Milestone Report

Executive Summary

The word prediction project has been started and an initial assessment of the task completed. This report describes the goals of the overall project, the magnitude of the challenge, and gives some initial assessments of the results.

The goal of the project, over all, is to use a large body of collected text and use that to be able to predict what the next word will be that a user types. This will be tested by creating a web application that allows a user to enter a fragment of a sentance and then see what the engine predicts.

If successful, this kind of prediction tool is useful for mobile keyboards where being able to present a small set of likely words allows people to type word by word rather than character by character.

The project is roughly halfway complete:

Flowchart

The data sources (containing a large body of text from various sources) have been acquired. The text has been broken into words, URLs, and (for Twitter data) hashtags & user ids. From these words I have calculated some basic statistics and then build a “model” of the data that can be used for predictions. This model is based on something called “n-grams”, which are simply some number (the “n”) of words that appear in sequence in text. For my project, I have decided to work with 2- through 5-grams (that is, 2 to 5 word sequences).

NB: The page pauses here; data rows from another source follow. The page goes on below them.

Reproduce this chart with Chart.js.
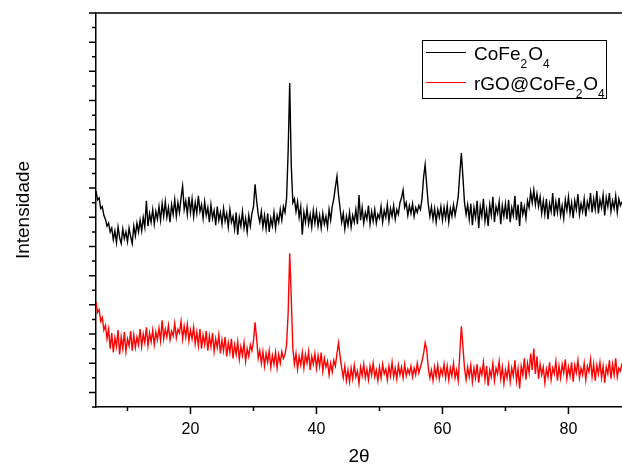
<!DOCTYPE html>
<html>
<head>
<meta charset="utf-8">
<script src="https://cdn.jsdelivr.net/npm/chart.js@4.4.0/dist/chart.umd.min.js"></script>
<style>
  html, body { margin: 0; padding: 0; background: #fff; }
  #wrap { width: 622px; height: 466px; }
</style>
</head>
<body>
<div id="wrap"><canvas id="xrd" width="622" height="466"></canvas></div>
<script>
// scan grid (2theta, degrees)
const twoThetaStart = 5;
const twoThetaStep = 0.25;

const seriesNames = ['CoFe2O4', 'rGO@CoFe2O4'];
const seriesColors = ['#000000', '#ff0000'];

// intensities (arb. units), one value per 0.25 deg from 5 to 88.5
const cofe2o4 = [
  222,213,215,204,206,197,193,186,189,180,184,172,181,169,185,174,168,183,173,180,
  170,184,175,168,186,176,189,180,192,181,195,185,212,186,199,190,203,188,201,193,
  206,192,209,196,211,195,205,190,208,198,213,196,210,200,215,227,203,212,198,216,
  200,214,196,210,199,217,201,208,194,211,197,205,190,208,194,202,187,206,192,200,
  188,204,191,199,185,203,190,196,183,200,177,195,186,201,184,194,180,197,186,199,
  206,229,212,198,190,201,185,197,183,199,180,194,186,200,184,197,190,203,192,206,
  200,214,262,333,248,210,214,201,211,195,206,177,200,190,204,188,198,185,202,189,
  201,186,197,184,199,188,196,185,203,192,206,214,226,237,218,204,190,199,183,196,
  187,200,185,197,190,203,188,218,192,205,189,200,193,207,188,201,191,203,189,198,
  194,206,190,202,195,208,191,204,196,207,193,203,198,210,215,223,205,210,197,207,
  199,209,196,205,200,207,203,214,236,249,228,208,196,206,193,204,190,203,195,206,
  192,205,194,207,190,204,196,208,197,206,216,240,261,236,210,198,208,193,209,187,
  205,195,212,184,206,196,214,191,203,186,208,197,216,190,206,199,211,188,207,196,
  209,193,213,190,205,197,217,192,208,186,211,198,206,194,212,205,221,210,223,208,
  219,206,216,199,212,198,214,193,209,201,220,196,211,200,215,197,207,194,213,202,
  216,199,210,194,212,203,219,198,209,201,214,196,211,204,220,200,214,203,222,199,
  213,205,218,197,215,206,220,201,212,204,217,200,214,207,211
];

const rgoCofe2o4 = [
  108,97,100,88,92,79,84,70,80,60,76,56,71,62,79,54,72,60,77,57,
  70,63,78,58,74,61,72,64,80,62,75,66,82,63,76,67,79,64,77,69,
  81,68,89,70,80,72,84,69,78,73,86,71,80,76,88,70,83,72,85,68,
  79,70,82,65,77,63,80,60,74,64,78,58,73,62,76,57,70,61,74,55,
  69,58,72,52,66,56,70,50,64,54,67,49,62,53,66,47,60,52,64,58,
  68,87,70,50,58,45,57,42,55,46,58,41,53,44,56,40,54,45,57,50,
  54,64,96,158,112,60,44,55,39,52,43,56,40,54,45,57,38,52,44,55,
  40,53,42,56,37,50,41,47,33,45,36,48,42,55,66,52,40,30,42,27,
  38,26,40,29,43,31,37,24,41,32,44,30,39,28,42,33,45,31,38,27,
  41,30,44,34,39,28,42,32,46,31,40,29,43,33,41,30,44,32,39,34,
  42,31,40,33,45,35,41,47,55,66,59,40,30,38,27,41,31,43,29,39,
  33,44,30,42,28,40,32,45,30,38,27,55,83,62,40,28,41,31,43,26,
  40,30,44,25,39,33,46,28,42,22,38,31,45,27,40,34,47,29,41,24,
  38,30,43,26,40,32,48,27,39,19,42,33,50,28,45,35,55,38,60,34,
  52,29,44,33,41,25,39,31,46,28,40,34,47,27,42,30,44,35,49,29,
  41,32,46,26,43,35,48,30,40,33,45,28,42,36,49,31,44,27,43,34,
  46,30,42,25,41,34,48,29,44,33,50,31,40,37,45
];

const xTicks = [10, 20, 30, 40, 50, 60, 70, 80];
const xTickLabels = ['20', '40', '60', '80'];
const yTicks = [0, 15, 30, 45, 60, 75, 90, 105, 120, 135, 150, 165, 180, 195, 210,
  225, 240, 255, 270, 285, 300, 315, 330, 345, 360, 375, 390, 405];

const FONT = '"Liberation Sans", Arial, sans-serif';

function toPoints(values) {
  return values.map((v, i) => ({ x: twoThetaStart + i * twoThetaStep, y: v }));
}

// text with digits drawn as subscripts (chemical formulas)
function drawFormula(ctx, text, x, baseline) {
  text.split(/(\d+)/).forEach(part => {
    if (!part) return;
    const sub = /^\d+$/.test(part);
    ctx.font = (sub ? '12px ' : '19px ') + FONT;
    ctx.fillText(part, x, sub ? baseline + 8 : baseline);
    x += ctx.measureText(part).width + (sub ? 1 : 0);
  });
}

const framePlugin = {
  id: 'frame',
  afterDraw(chart) {
    const { ctx, chartArea: a, scales: { x, y } } = chart;
    ctx.save();
    ctx.strokeStyle = '#000';
    ctx.lineWidth = 1.5;
    ctx.beginPath();
    ctx.moveTo(a.left, a.top);
    ctx.lineTo(a.right, a.top);
    y.ticks.forEach(t => {
      const py = y.getPixelForValue(t.value);
      const major = (t.value - 15) % 30 === 0;
      ctx.moveTo(a.left - (major ? 7 : 4), py);
      ctx.lineTo(a.left, py);
    });
    x.ticks.forEach(t => {
      const px = x.getPixelForValue(t.value);
      const major = t.value % 20 === 0;
      ctx.moveTo(px, a.bottom);
      ctx.lineTo(px, a.bottom + (major ? 7 : 4));
    });
    ctx.stroke();

    // legend
    ctx.lineWidth = 1;
    ctx.strokeRect(422.5, 40.5, 184, 58);
    const rows = [52.5, 82.5];
    chart.data.datasets.forEach((ds, i) => {
      ctx.strokeStyle = ds.borderColor;
      ctx.beginPath();
      ctx.moveTo(426, rows[i]);
      ctx.lineTo(466, rows[i]);
      ctx.stroke();
      ctx.fillStyle = '#000';
      ctx.textBaseline = 'alphabetic';
      ctx.textAlign = 'left';
      drawFormula(ctx, ds.label, 474, rows[i] + 7);
    });
    ctx.restore();
  }
};

new Chart(document.getElementById('xrd'), {
  type: 'line',
  data: {
    datasets: [
      {
        label: seriesNames[0],
        data: toPoints(cofe2o4),
        borderColor: seriesColors[0],
        borderWidth: 1.4,
        pointRadius: 0,
        tension: 0
      },
      {
        label: seriesNames[1],
        data: toPoints(rgoCofe2o4),
        borderColor: seriesColors[1],
        borderWidth: 1.4,
        pointRadius: 0,
        tension: 0
      }
    ]
  },
  options: {
    responsive: false,
    animation: false,
    devicePixelRatio: 1,
    events: [],
    layout: { padding: { top: 13, right: 0, bottom: 0, left: 0 } },
    plugins: {
      legend: { display: false },
      tooltip: { enabled: false }
    },
    scales: {
      x: {
        type: 'linear',
        min: 5,
        max: 88.5,
        afterBuildTicks: s => { s.ticks = xTicks.map(v => ({ value: v })); },
        afterFit: s => { s.height = 59; },
        grid: { display: false, drawTicks: false },
        border: { display: true, color: '#000', width: 1.5 },
        ticks: {
          autoSkip: false,
          maxRotation: 0,
          padding: 13,
          color: '#000',
          font: { family: FONT, size: 16 },
          callback: v => xTickLabels.includes(String(v)) ? String(v) : ''
        },
        title: {
          display: true,
          text: '2θ',
          color: '#000',
          font: { family: FONT, size: 19, lineHeight: 1 },
          padding: { top: 0, bottom: 0 }
        }
      },
      y: {
        type: 'linear',
        min: 0,
        max: 405,
        afterBuildTicks: s => { s.ticks = yTicks.map(v => ({ value: v })); },
        afterFit: s => { s.width = 96; },
        grid: { display: false, drawTicks: false },
        border: { display: true, color: '#000', width: 1.5 },
        ticks: { display: false },
        title: {
          display: true,
          text: 'Intensidade',
          color: '#000',
          font: { family: FONT, size: 19, lineHeight: 1 },
          padding: { top: 14, bottom: 0 }
        }
      }
    }
  },
  plugins: [framePlugin]
});
</script>
</body>
</html>
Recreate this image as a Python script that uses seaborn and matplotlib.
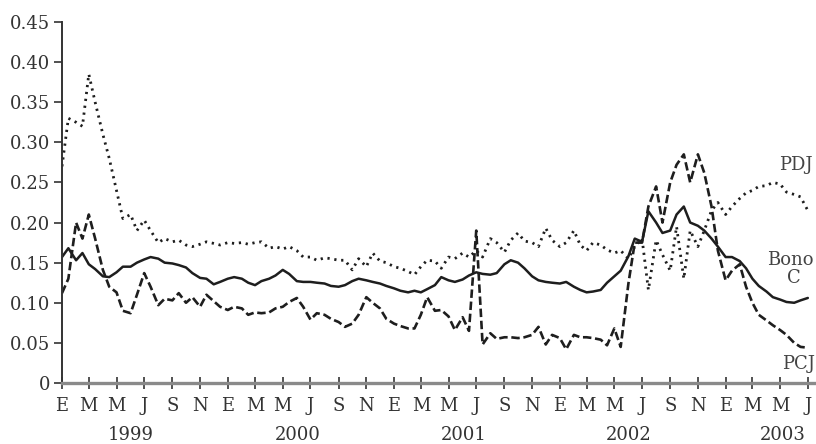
import pandas as pd
import matplotlib
matplotlib.use('Agg')
import matplotlib.pyplot as plt
import matplotlib.dates as mdates
import matplotlib.transforms as mtransforms
from matplotlib.ticker import FuncFormatter, MultipleLocator
import seaborn as sns

# semimonthly observations, Jan 1999 - Jul 2003
dates = pd.date_range('1999-01-01', '2003-07-01', freq='SMS')

pdj = [0.27, 0.33, 0.325, 0.32, 0.385, 0.35, 0.31, 0.28, 0.24, 0.205,
       0.21, 0.19, 0.203, 0.19, 0.175, 0.18, 0.176, 0.178, 0.172, 0.17,
       0.173, 0.176, 0.174, 0.172, 0.175, 0.174, 0.175, 0.173, 0.175, 0.176,
       0.168, 0.17, 0.167, 0.17, 0.165, 0.157, 0.157, 0.153, 0.156, 0.155,
       0.153, 0.153, 0.141, 0.155, 0.145, 0.162, 0.152, 0.15, 0.145, 0.143,
       0.139, 0.135, 0.145, 0.153, 0.152, 0.143, 0.157, 0.155, 0.162, 0.157,
       0.165, 0.157, 0.18, 0.175, 0.163, 0.178, 0.187, 0.177, 0.175, 0.17,
       0.193, 0.178, 0.17, 0.175, 0.19, 0.172, 0.165, 0.175, 0.172, 0.166,
       0.162, 0.165, 0.155, 0.17, 0.18, 0.116, 0.178, 0.16, 0.14, 0.195,
       0.13, 0.19, 0.17, 0.19, 0.215, 0.225, 0.21, 0.22, 0.23, 0.237,
       0.24, 0.245, 0.246, 0.25, 0.248, 0.238, 0.235, 0.232, 0.215]

bono_c = [0.157, 0.168, 0.153, 0.162, 0.148, 0.142, 0.133, 0.132, 0.138, 0.145,
          0.145, 0.15, 0.154, 0.157, 0.155, 0.15, 0.149, 0.147, 0.144, 0.137,
          0.131, 0.13, 0.123, 0.126, 0.13, 0.132, 0.13, 0.125, 0.122, 0.127,
          0.13, 0.134, 0.141, 0.136, 0.127, 0.126, 0.126, 0.125, 0.124, 0.121,
          0.12, 0.122, 0.127, 0.13, 0.128, 0.126, 0.124, 0.121, 0.118, 0.115,
          0.113, 0.115, 0.113, 0.117, 0.122, 0.132, 0.128, 0.126, 0.129, 0.134,
          0.138, 0.136, 0.135, 0.137, 0.148, 0.153, 0.15, 0.143, 0.133, 0.128,
          0.126, 0.125, 0.124, 0.126, 0.12, 0.116, 0.113, 0.114, 0.116, 0.125,
          0.133, 0.14, 0.158, 0.18, 0.176, 0.214, 0.2, 0.187, 0.19, 0.21,
          0.22, 0.2, 0.196, 0.19, 0.18, 0.17, 0.157, 0.157, 0.152, 0.143,
          0.13, 0.121, 0.114, 0.107, 0.104, 0.101, 0.1, 0.103, 0.106]

pcj = [0.112, 0.13, 0.2, 0.18, 0.21, 0.18, 0.141, 0.12, 0.113, 0.09,
       0.087, 0.11, 0.137, 0.12, 0.097, 0.105, 0.103, 0.112, 0.1, 0.107,
       0.095, 0.11, 0.102, 0.095, 0.091, 0.095, 0.093, 0.085, 0.088, 0.087,
       0.088, 0.093, 0.095, 0.101, 0.106, 0.095, 0.079, 0.087, 0.085, 0.08,
       0.076, 0.07, 0.074, 0.085, 0.107, 0.1, 0.093, 0.08, 0.074, 0.071,
       0.068, 0.068, 0.085, 0.107, 0.09, 0.091, 0.083, 0.066, 0.082, 0.065,
       0.19, 0.048, 0.062, 0.055, 0.057, 0.057, 0.056, 0.057, 0.06, 0.07,
       0.048, 0.06, 0.056, 0.042, 0.06, 0.057, 0.057, 0.056, 0.054, 0.047,
       0.068, 0.045, 0.124, 0.175, 0.175, 0.22, 0.245, 0.2, 0.25, 0.272,
       0.285, 0.25, 0.285, 0.262, 0.22, 0.165, 0.128, 0.14, 0.148, 0.12,
       0.1, 0.085, 0.078, 0.072, 0.066, 0.06, 0.05, 0.045, 0.044]

month_letters = {1: 'E', 3: 'M', 5: 'M', 7: 'J', 9: 'S', 11: 'N'}
years = ['1999', '2000', '2001', '2002', '2003']
year_pos = ['1999-06-01', '2000-06-03', '2001-06-03', '2002-06-01', '2003-05-06']

sns.set_style('ticks')
plt.rcParams['font.family'] = ['DejaVu Serif']

fig = plt.figure(figsize=(8.16, 4.44), dpi=100)
ax = fig.add_axes([62 / 816, 61 / 444, 754 / 816, 361 / 444])

line_col = '#1e1e1e'
sns.lineplot(x=dates, y=pdj, ax=ax, color=line_col, lw=2.0, linestyle=(0, (0.8, 1.7)))
sns.lineplot(x=dates, y=bono_c, ax=ax, color=line_col, lw=1.8, linestyle='-')
sns.lineplot(x=dates, y=pcj, ax=ax, color=line_col, lw=1.9, linestyle=(0, (3.2, 1.4)))

ax.set_ylim(0, 0.45)
ax.set_xlim(pd.Timestamp('1999-01-01'), pd.Timestamp('2003-07-19'))
ax.yaxis.set_major_locator(MultipleLocator(0.05))
ax.yaxis.set_major_formatter(FuncFormatter(lambda v, p: '0' if v == 0 else f'{v:.2f}'))

ax.xaxis.set_major_locator(mdates.MonthLocator(bymonth=[1, 3, 5, 7, 9, 11]))
ax.xaxis.set_major_formatter(FuncFormatter(lambda v, p: month_letters[mdates.num2date(v).month]))

ax.tick_params(axis='y', direction='out', length=5.5, width=1.2, labelsize=13,
               colors='#333333', pad=3)
ax.tick_params(axis='x', direction='inout', length=8, width=1.2, labelsize=13,
               colors='#333333', pad=6)

sns.despine(ax=ax, top=True, right=True)
ax.spines['left'].set_color('#333333')
ax.spines['left'].set_linewidth(1.4)
ax.spines['bottom'].set_color('#8a8a8a')
ax.spines['bottom'].set_linewidth(2.4)
ax.set_xlabel('')
ax.set_ylabel('')

# year labels under the month letters
trans = mtransforms.blended_transform_factory(ax.transData, fig.transFigure)
for yr, pos in zip(years, year_pos):
    ax.text(pd.Timestamp(pos), 9 / 444, yr, transform=trans, ha='center', va='center',
            fontsize=13, color='#333333')

# series labels
lab_col = '#444444'
ax.text(pd.Timestamp('2003-06-04'), 0.272, 'PDJ', ha='center', va='center', fontsize=13, color=lab_col)
ax.text(pd.Timestamp('2003-05-24'), 0.153, 'Bono', ha='center', va='center', fontsize=13, color=lab_col)
ax.text(pd.Timestamp('2003-06-01'), 0.131, 'C', ha='center', va='center', fontsize=13, color=lab_col)
ax.text(pd.Timestamp('2003-06-10'), 0.024, 'PCJ', ha='center', va='center', fontsize=13, color=lab_col)

fig.savefig('out.png', dpi=100, facecolor='white')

These sequences will be used to make the final prediction program. This document describes how those sequences were generated, what I discovered in the process of discovery, and some initial conclusions. A subsequent document will provide the final conclusions when the project is complete.

Exploratory Analysis

In this initial phase of the project I have a few simple goals I want to accomplish:

Get the data in, look at it, see if there’s anything fundamentally different about how the various types of data (twitter, blogs, news) are structured that I need to worry about. For example, Twitter is full of @users and #hashtags that are not likely to appear in blogs and news reports.
Get some sense of the dimensions of the challenge. I want to know how hard this is going to be, from just the volume of data, as well as maybe some unexpected complexity.
Start to do some initial processing of the data – break things into words – and see what we can tell from that. Then look at pairs of words, etc., to start to see what more there is to learn…

For the purposes of this analysis, I’m going to work with a subset of the data ammounting to about 1% of the full dataset. The full dataset is quite large:

##    Source Size_In_Bytes   Lines Estimated_Words Sample_Percent_Unique
## 1 Twitter     316037344 2360148        29824826                 8.761
## 2   Blogs     260564320  899288        38272038                 7.832
## 3    News     261759048 1010242        34968573                 9.364

(We estimate the number of words by extrapolating from our small random sample to keep compute times manageable at this point)

Word Frequencies

A predictive model is going to favor words that appear more frequently in the text. What are the typical frequences of words?

plot of chunk wordfreqsB

We can see that the distribution is skewed heavily to the right – most words appear very infrequently in the text, and only a few words (e.g., “The”, “a” appear very frequently).

n-gram Frequencies

Although the raw frequency of words is interesting, it isn’t a very useful set of data for predictions (the next word is always “the”!). Instead, we want to use the word or words that are preceeding to predict the next. To build that prediction model we need to create a set of “n-grams”, which have the word(s) leading up to our word. Because this represents a combination of words, we have to worry about how many preceeding words we want to predict on: too few or too many results in bad predictions. For this milestone step, we’re looking at bigrams (two words in sequence), trigrams (three words), and 4-grams.

There are 2116501 n-grams generated from our subset, and a total of 1246843 unique n-1 grams that hold our predictors. Here’s the frequency of the n-grams.

plot of chunk ngrams

As you can see, there’s a severe right skew to the data (the absolute values are not important). In the case that a 4-gram, 3-gram and a 2-gram all have the one and same word they predict, we can remove the longer ngrams.

Here’s a quick test:

# Current number of ngrams
ngrams.ngramsLen()

## [1] 2116501

# Remove all "useless" ngrams
ngrams.prune()
# New number of ngrams for making predictions
ngrams.ngramsLen()

## [1] 528955

Winnowing down the prediction model

Given the large size of the data set, I will have to be selective about what predictions I keep. I filtered the data based upon whether a phrase occured at least twice, at least 5 times, or at least 10 times to try to build a manageable set of data.

Here are the number of n-grams that remained at each level after processing the full corpus:

##      >1      5+     10+ 
## 7000088 1173900  468467

Tuning the threshold gives me an opportunity to get the “best” predictions within performance limits. This leaves me ready to build the final prediction engine and optimize it for on-the-web performance.

Next steps

With a set of optimized n-grams in place, my next step is to build a prediction tool that will use those n-grams to guess the next word in a sentence fragment. The tool needs UI design, prediction engine design, and then to be tested and deployed to the web.